心理的背景には、外向性が高く、周囲の注目を浴びたい、人に良く見られたいという自己顕示性が強い傾向にあるとされています。

虚言癖の特徴があり、理想化された空想の自分を演じる、あるいは、自分を気の毒な被害者として扱ってもらおうとすることが挙げられます。

独占欲が強く、情緒不安定で感情や会話の中身がころころと変わるので、対人関係で問題が生じやすいとされます。

また、自分の行動が相手(たとえば彼氏や彼女、友人など)に否定されてしまうと、逆に相手に対して攻撃的になったり、抑うつ的になることもあります。

2.虚偽性障害(作為症)

虚偽性障害は、病者を装いたいという動機によって、不要な薬を飲んだり、わざと怪我をしたりして、病者を意図的にふるまう精神障害のことです。

いわゆる「詐病」とは異なり、疾病利得がはっきりしないのが特徴です。

詐病とは?
仕事をさぼる、保険金をもらう等、はっきりとした疾病利得のために意図的に症状を大げさに言ったり、嘘の症状を訴えたりする状態。

疾病利得とは?
病気であることから得られる利益。例えば、人に優しくしてもらえる、仕事を免除される等。

また、病気そのものに関わる関わらないに関係なく、独自のエピソードを創作する虚言癖を伴うことが多いとされます。ただしそのエピソードや時期に関しては曖昧な事が多く、話す相手によっても変わってしまうそうです。

詐病

ついても利益のない「虚言癖」は、虚偽性障害の可能性も

虚偽性障害のなかでも、おもに身体症状を強く訴え、精神的利益に重きを置いているものをミュンヒハウゼン症候群といいます。

実際に病人として見られ、周囲の関心や同情を引くために、懸命に病気と闘っている姿を殊更にアピールします。身体症状を起こすまで薬物や毒物を服用したり、実際に手術をすることになってもそれを受け入れたりします。手術痕を装うために自傷行為を繰り返すこともあります。

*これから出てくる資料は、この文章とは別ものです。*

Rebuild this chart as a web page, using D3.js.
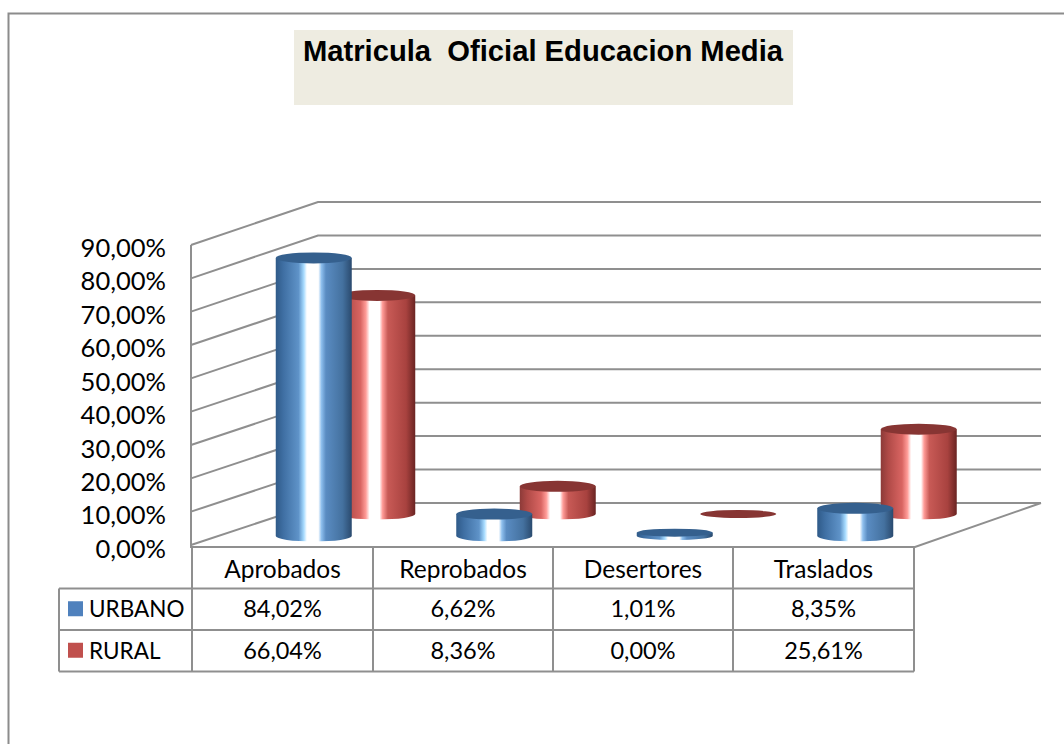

また、近親者を病気に仕立て上げる「代理ミュンヒハウゼン症候群」もあります。例えば自分の子供を虐待して関心をひこうとするケースもあり、この疾病による虐待死も発生しています。

心理的背景として、病人として家族、友人、医療者に「大切にされたい」という気持ちが強いことが挙げられます。

虚言癖にはどう対応していけばいい?

まずは真実をしっかり見極めることが大切です。

嘘だとわかり、それが繰り返されていると感じたら「そういう癖を持った人なんだ」と認識した上で、付き合っていくことです。

嘘をつかれると、ショックを受けたり、傷ついたりしますので、その人との関係は難しくなっていきます。そのため、自分を守るという意味でも、しっかり距離を置くことが重要です。

嘘を鵜呑みにして振り回されることにも、気を付ける必要があります。安易に嘘の内容に肯定的な言動をしてしまうと、時には嘘に加担してしまう恐れもあります。

かといって、嘘を指摘して否定すると、たちまち相手は攻撃的になり、批判されたり、周囲に悪評をばらまかれることも…。

ですので、基本的に意見を言うことは避け、「ただ聞くこと」が良いと考えられます。

相手に攻撃的な態度をとられたら…

否定的な意図なく伝えたことでも、相手にとって都合が悪ければ、否定的な受け取り方をされ、攻撃的な反応を返されることがあるでしょう。そういった時は、はっきりと正面から「違う」ことを伝える必要があります。

「何でそんなことを言うのか?」「証拠や根拠はあるのか?」と毅然とした態度で対応しましょう。

もし、虚言癖があっても、この人とは一緒にいたいと思える相手ならば、あなたの思うその人の「良いところ」を伝えてあげたり、その人のさみしさを受け止めてあげることなどができるかもしれません。

しかし、一時的には安定しても、長くは保たれません。長く関わることで振り回され、精神的に疲弊してしまうことが考えられます。

お互いのためにも、時には離れることが必要かもしれません。

自分を大切にしつつ、相手をよく見て、距離をとっていって下さい。